Records excerpted from a collection
##########

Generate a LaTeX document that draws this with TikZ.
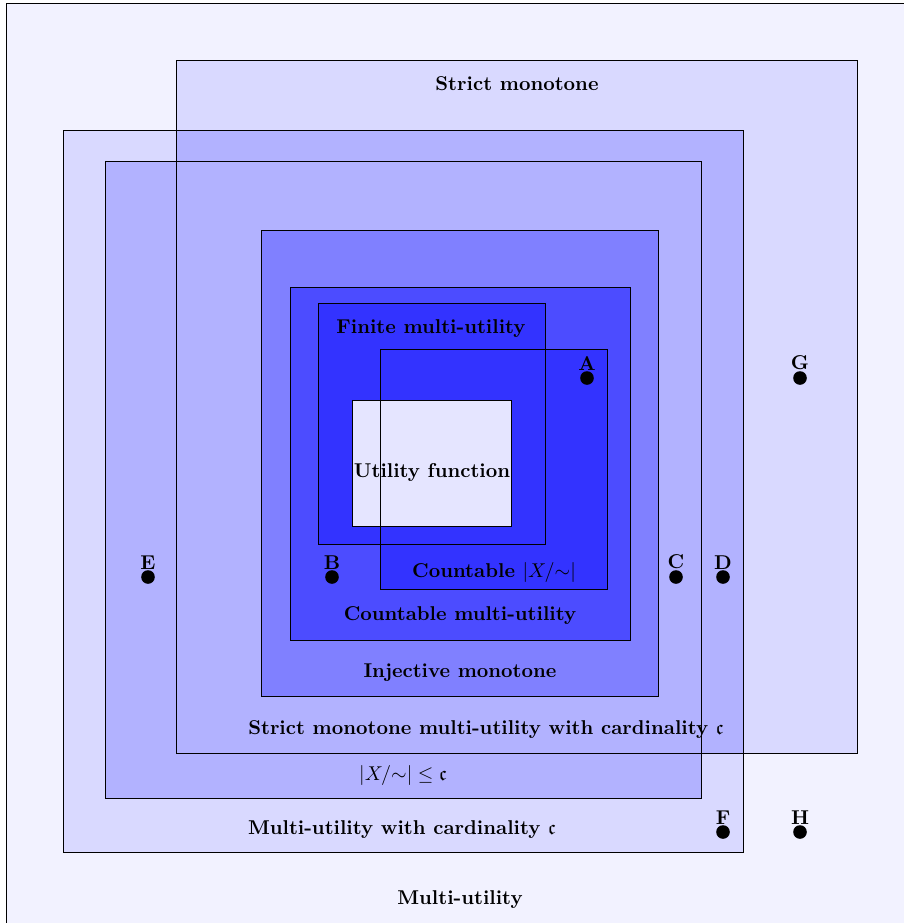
\documentclass[tikz,border=0pt]{standalone}
\usepackage{amssymb}
\begin{document}
\begin{tikzpicture}[x=0.5pt,y=-0.5pt,
  box/.style={draw=black,line width=0.5pt},
  lbl/.style={font=\bfseries,inner sep=0pt},
  pt/.style={circle,fill=black,inner sep=0pt,minimum size=6.8pt},
  ptl/.style={font=\bfseries,inner sep=0pt,anchor=south}]
\useasboundingbox (0,0) rectangle (904,923);
\clip (0,0) rectangle (904,923);
% fills
\fill[blue!5] (6,3) rectangle (1000,1000);
\fill[blue!15] (176,60) rectangle (857,753);
\fill[blue!15] (63,130) rectangle (743,852);
\fill[blue!30] (105,161) rectangle (701,798);
\fill[blue!30] (176,130) rectangle (743,753);
\fill[blue!50] (261,230) rectangle (658,696);
\fill[blue!70] (290,287) rectangle (630,640);
\fill[blue!80] (318,303) rectangle (545,544);
\fill[blue!80] (380,349) rectangle (607,589);
\fill[blue!10] (352,400) rectangle (511,526);
% outlines
\draw[box] (6,3) rectangle (1000,1000);
\draw[box] (176,60) rectangle (857,753);
\draw[box] (63,130) rectangle (743,852);
\draw[box] (105,161) rectangle (701,798);
\draw[box] (261,230) rectangle (658,696);
\draw[box] (290,287) rectangle (630,640);
\draw[box] (318,303) rectangle (545,544);
\draw[box] (380,349) rectangle (607,589);
\draw[box] (352,400) rectangle (511,526);
% labels
\node[lbl] (lsm) at (517,84) {Strict monotone};
\node[lbl] (lfm) at (431,329) {Finite multi-utility};
\node[lbl] (luf) at (432,472) {Utility function};
\node[lbl] (lcx) at (494,572) {Countable $|X/{\sim}|$};
\node[lbl] (lcm) at (460,616) {Countable multi-utility};
\node[lbl] (lim) at (460,673) {Injective monotone};
\node[lbl] (lsmc) at (486,730) {Strict monotone multi-utility with cardinality $\mathfrak{c}$};
\node[inner sep=0pt] (lxc) at (403,775) {$|X/{\sim}|\leq\mathfrak{c}$};
\node[lbl] (lmc) at (402,830) {Multi-utility with cardinality $\mathfrak{c}$};
\node[lbl] (lmu) at (460,900) {Multi-utility};
% points
\node[pt] (A) at (587,378) {};
\node[pt] (G) at (800,378) {};
\node[pt] (E) at (148,577) {};
\node[pt] (B) at (332,577) {};
\node[pt] (C) at (676,577) {};
\node[pt] (D) at (723,577) {};
\node[pt] (F) at (723,832) {};
\node[pt] (H) at (800,832) {};
\foreach \p in {A,G,E,B,C,D,F,H}
  \node[ptl] (l\p) at ([yshift=0.2pt]\p.north) {\p};
\end{tikzpicture}
\end{document}
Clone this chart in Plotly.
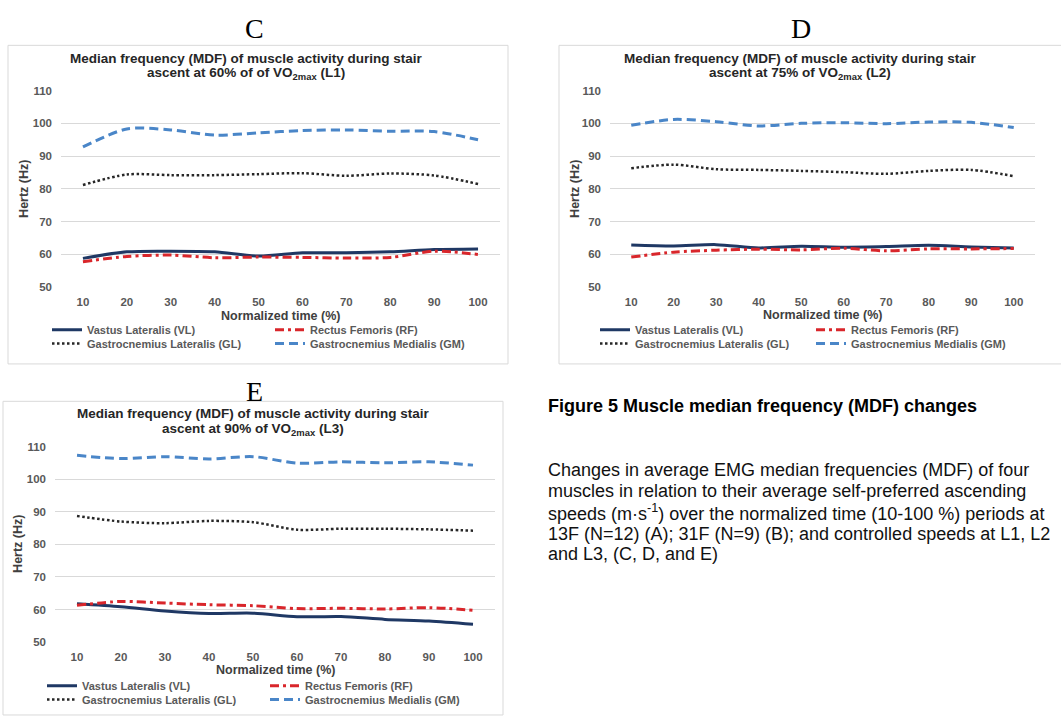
import plotly.graph_objects as go

# ---------------- data ----------------
time_pct = [10, 20, 30, 40, 50, 60, 70, 80, 90, 100]
y_ticks = [50, 60, 70, 80, 90, 100, 110]

series_names = ["Vastus Lateralis (VL)", "Rectus Femoris (RF)",
                "Gastrocnemius Lateralis (GL)", "Gastrocnemius Medialis (GM)"]

C_VL = [58.8, 60.8, 61.0, 60.8, 59.5, 60.5, 60.5, 60.8, 61.5, 61.7]
C_RF = [57.8, 59.4, 59.8, 59.0, 59.2, 59.1, 58.9, 59.1, 61.0, 60.0]
C_GL = [81.2, 84.4, 84.2, 84.2, 84.5, 84.8, 84.0, 84.7, 84.1, 81.5]
C_GM = [92.8, 98.3, 98.0, 96.4, 97.1, 97.8, 98.0, 97.6, 97.5, 95.0]

D_VL = [62.9, 62.6, 63.0, 62.0, 62.5, 62.2, 62.4, 62.8, 62.3, 62.0]
D_RF = [59.2, 60.7, 61.3, 61.6, 61.4, 61.9, 61.1, 61.7, 61.7, 61.8]
D_GL = [86.3, 87.4, 86.0, 85.8, 85.5, 85.1, 84.6, 85.5, 85.8, 83.9]
D_GM = [99.4, 101.2, 100.5, 99.2, 100.0, 100.2, 99.9, 100.4, 100.3, 98.7]

E_VL = [61.8, 60.9, 59.6, 58.8, 58.9, 57.8, 57.9, 57.0, 56.5, 55.5]
E_RF = [61.3, 62.5, 62.0, 61.5, 61.2, 60.3, 60.4, 60.2, 60.6, 59.8]
E_GL = [88.7, 87.0, 86.5, 87.2, 86.8, 84.5, 84.8, 84.8, 84.6, 84.2]
E_GM = [107.3, 106.3, 106.9, 106.2, 106.9, 104.9, 105.3, 105.0, 105.3, 104.3]

title_line1 = "Median frequency (MDF) of muscle activity during stair"
title_line2 = ["ascent at 60% of of VO<sub>2max</sub> (L1)",
               "ascent at 75% of VO<sub>2max</sub> (L2)",
               "ascent at 90% of VO<sub>2max</sub> (L3)"]
panel_letters = ["C", "D", "E"]
x_title = "Normalized time (%)"
y_title = "Hertz (Hz)"

caption_title = "Figure 5 Muscle median frequency (MDF) changes"
caption_lines = [
    "Changes in average EMG median frequencies (MDF) of four",
    "muscles in relation to their average self-preferred ascending",
    "speeds (m·s<sup>-1</sup>) over the normalized time (10-100 %) periods at",
    "13F (N=12) (A); 31F (N=9) (B); and controlled speeds at L1, L2",
    "and L3, (C, D, and E)",
]

# ---------------- layout helpers ----------------
W, H = 1061, 720
def fx(px):
    return px / W
def fy(py):
    return 1 - py / H

FONT = "Liberation Sans, Arial, sans-serif"
styles = [
    dict(color="#1F3864", width=3, dash="solid"),
    dict(color="#D9262B", width=3, dash="9px,4px,3px,4px"),
    dict(color="#262626", width=2.5, dash="2.5px,2.5px"),
    dict(color="#4A86C8", width=3, dash="9px,5px"),
]

panels = [
    dict(data=[C_VL, C_RF, C_GL, C_GM], xd=(61, 500), yd=(286, 86),
         box=(8, 40, 508, 364), tcx=246, ty=(53, 69), letter=(254, 23),
         leg_left=47, leg_rows=(329, 343), entry=178, xt=(280, 315), yt=(24, 186)),
    dict(data=[D_VL, D_RF, D_GL, D_GM], xd=(610, 1035), yd=(286, 86),
         box=(559, 40, 1062, 364), tcx=800, ty=(53, 69), letter=(801, 23),
         leg_left=595, leg_rows=(329, 343), entry=171, xt=(822, 314), yt=(575, 186)),
    dict(data=[E_VL, E_RF, E_GL, E_GM], xd=(55, 495), yd=(647, 448),
         box=(3, 402, 503, 721), tcx=253, ty=(414, 431), letter=(254, 392),
         leg_left=42, leg_rows=(691, 705), entry=178, xt=(275, 675), yt=(18, 547)),
]

fig = go.Figure()
layout = dict(width=W, height=H, margin=dict(l=0, r=0, t=0, b=0),
              paper_bgcolor="white", plot_bgcolor="rgba(0,0,0,0)",
              showlegend=True, font=dict(family=FONT))
shapes, annotations = [], []

TICK_FONT = dict(family=FONT, size=11.5, color="#595959", weight="bold")

for i, p in enumerate(panels):
    ax = "" if i == 0 else str(i + 1)
    xa, ya = "x" + ax, "y" + ax
    for j in range(4):
        ln = 2 * i + j // 2
        legname = "legend" if ln == 0 else "legend" + str(ln + 1)
        fig.add_trace(go.Scatter(
            x=time_pct, y=p["data"][j], mode="lines",
            name="<b>" + series_names[j] + "</b>",
            line=dict(shape="spline", smoothing=0.8, **styles[j]),
            xaxis=xa, yaxis=ya, legend=legname, showlegend=True))
    layout["xaxis" + ax] = dict(
        domain=[fx(p["xd"][0]), fx(p["xd"][1])], anchor=ya,
        range=[5, 105], tickvals=time_pct,
        ticktext=["<b>%d</b>" % v for v in time_pct],
        showgrid=False, zeroline=False,
        showline=False, ticks="", ticklabelstandoff=6, tickfont=TICK_FONT)
    layout["yaxis" + ax] = dict(
        domain=[fy(p["yd"][0]), fy(p["yd"][1])], anchor=xa,
        range=[50, 110], tickvals=y_ticks,
        ticktext=["<b>%d</b>" % v for v in y_ticks],
        showgrid=True, gridcolor="#D9D9D9",
        gridwidth=1, zeroline=False, showline=False, ticks="", ticklabelstandoff=8,
        tickfont=TICK_FONT)
    # legends: two rows, two entries each
    for r in range(2):
        ln = 2 * i + r
        key = "legend" if ln == 0 else "legend" + str(ln + 1)
        layout[key] = dict(
            orientation="h", x=fx(p["leg_left"]), xanchor="left",
            y=fy(p["leg_rows"][r] - 14.5), yanchor="top",
            entrywidth=p["entry"], entrywidthmode="pixels", itemwidth=30,
            bgcolor="rgba(0,0,0,0)", borderwidth=0,
            font=dict(family=FONT, size=11, color="#595959", weight="bold"))
    # chart border box
    bx = p["box"]
    shapes.append(dict(type="rect", xref="paper", yref="paper",
                       x0=fx(bx[0]), x1=fx(bx[2]), y0=fy(bx[3]), y1=fy(bx[1]),
                       line=dict(color="#D9D9D9", width=1), fillcolor="white",
                       layer="below"))
    # chart titles
    for k, txt in enumerate([title_line1, title_line2[i]]):
        annotations.append(dict(text="<b>" + txt + "</b>", x=fx(p["tcx"]), y=fy(p["ty"][k]),
                                xref="paper", yref="paper", xanchor="center", yanchor="middle",
                                showarrow=False,
                                font=dict(family=FONT, size=13.5, color="#262626")))
    # panel letter
    annotations.append(dict(text=panel_letters[i], x=fx(p["letter"][0]), y=fy(p["letter"][1]),
                            xref="paper", yref="paper", xanchor="center", yanchor="middle",
                            showarrow=False,
                            font=dict(family="Liberation Serif, Times New Roman, serif",
                                      size=28, color="black")))
    # axis titles
    annotations.append(dict(text="<b>" + x_title + "</b>", x=fx(p["xt"][0]), y=fy(p["xt"][1]),
                            xref="paper", yref="paper", xanchor="center", yanchor="middle",
                            showarrow=False,
                            font=dict(family=FONT, size=12.5, color="#404040")))
    annotations.append(dict(text="<b>" + y_title + "</b>", x=fx(p["yt"][0]), y=fy(p["yt"][1]),
                            xref="paper", yref="paper", xanchor="center", yanchor="middle",
                            showarrow=False, textangle=-90,
                            font=dict(family=FONT, size=12.5, color="#404040")))

# caption
annotations.append(dict(text="<b>" + caption_title + "</b>", x=fx(546), y=fy(407),
                        xref="paper", yref="paper",
                        xanchor="left", yanchor="middle", showarrow=False,
                        font=dict(family=FONT, size=18, color="black")))
cap_y = [471.7, 493.3, 515.0, 536.7, 557.7]
for txt, yy in zip(caption_lines, cap_y):
    annotations.append(dict(text=txt, x=fx(546), y=fy(yy), xref="paper", yref="paper",
                            xanchor="left", yanchor="middle", showarrow=False,
                            font=dict(family=FONT, size=18, color="#111111")))

layout["shapes"] = shapes
layout["annotations"] = annotations
fig.update_layout(**layout)
fig.write_html("out.html")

##########

- **What you should do**
Transcribe, exactly as written, the lines starting at the one with "Clone this chart in Plotly." and ending at the one with "97.6, 97.5, 95.0]", and nothing more. Pictures are not part of the copy.

- **Response to the task**
Clone this chart in Plotly.
import plotly.graph_objects as go

# ---------------- data ----------------
time_pct = [10, 20, 30, 40, 50, 60, 70, 80, 90, 100]
y_ticks = [50, 60, 70, 80, 90, 100, 110]

series_names = ["Vastus Lateralis (VL)", "Rectus Femoris (RF)",
                "Gastrocnemius Lateralis (GL)", "Gastrocnemius Medialis (GM)"]

C_VL = [58.8, 60.8, 61.0, 60.8, 59.5, 60.5, 60.5, 60.8, 61.5, 61.7]
C_RF = [57.8, 59.4, 59.8, 59.0, 59.2, 59.1, 58.9, 59.1, 61.0, 60.0]
C_GL = [81.2, 84.4, 84.2, 84.2, 84.5, 84.8, 84.0, 84.7, 84.1, 81.5]
C_GM = [92.8, 98.3, 98.0, 96.4, 97.1, 97.8, 98.0, 97.6, 97.5, 95.0]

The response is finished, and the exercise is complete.